The research, published in the Royal Society Open Science journal today, is the first to test the cognitive abilities of great-tailed grackles which are native to the Americas. In Colombia, the great-tailed grackle is the official bird of Cartagena de Indias and many Colombian monuments and artistic works have been created there in honour of its intelligence and adaptability.

Researcher Corina Logan, a Gates Cambridge Scholar who is now a Leverhulme Early Career Research Fellow at the University of Cambridge, has been fascinated by the species for a long time. Before she started her PhD in Experimental Psychology in 2008, she spent time in Costa Rica where she observed the behaviour of great-tailed grackles and was struck by their apparent intelligence.

Dr Logan obtained funding from the National Geographic Society/Waitt Grants Programme and the SAGE Centre for the Study of the Mind at the University of California Santa Barbara in 2012 to set up a field site in Santa Barbara to study cognition in the great-tailed grackle and to do comparative tests with New Caledonian crows. Relatively few studies have been done on this species up until now, and none on their cognitive abilities.
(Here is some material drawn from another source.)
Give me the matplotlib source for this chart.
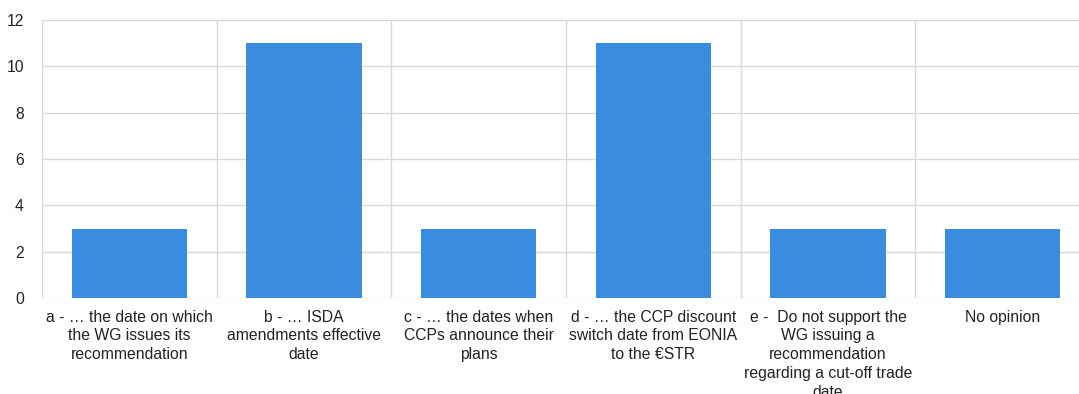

The research Dr Logan conducted has resulted in three peer-reviewed papers, two of which have now been published. The latest, published by the Royal Society Open Science, is out today.

Its focus is the great-tailed grackle’s behavioural flexibility, its ability to learn to adapt to changed circumstances, and whether behaviourally flexible individuals can invent new behaviors to solve novel problems. The tests showed they didn’t, which Dr Logan says suggests that behavioural flexibility and innovation do not measure the same thing, contrary to common assumptions. What they could do was adapt their behaviour to attain certain goals.



In two of the tests she conducted, grackles showed they were able to problem solve. One, the colour association task, involved an ability to discriminate between different colours of tubes. A gold and a silver tube were placed on a table at the same time, with one of the tubes containing hidden food. Once birds learned that the food was always in the gold tube, the food was then switched to the silver tube.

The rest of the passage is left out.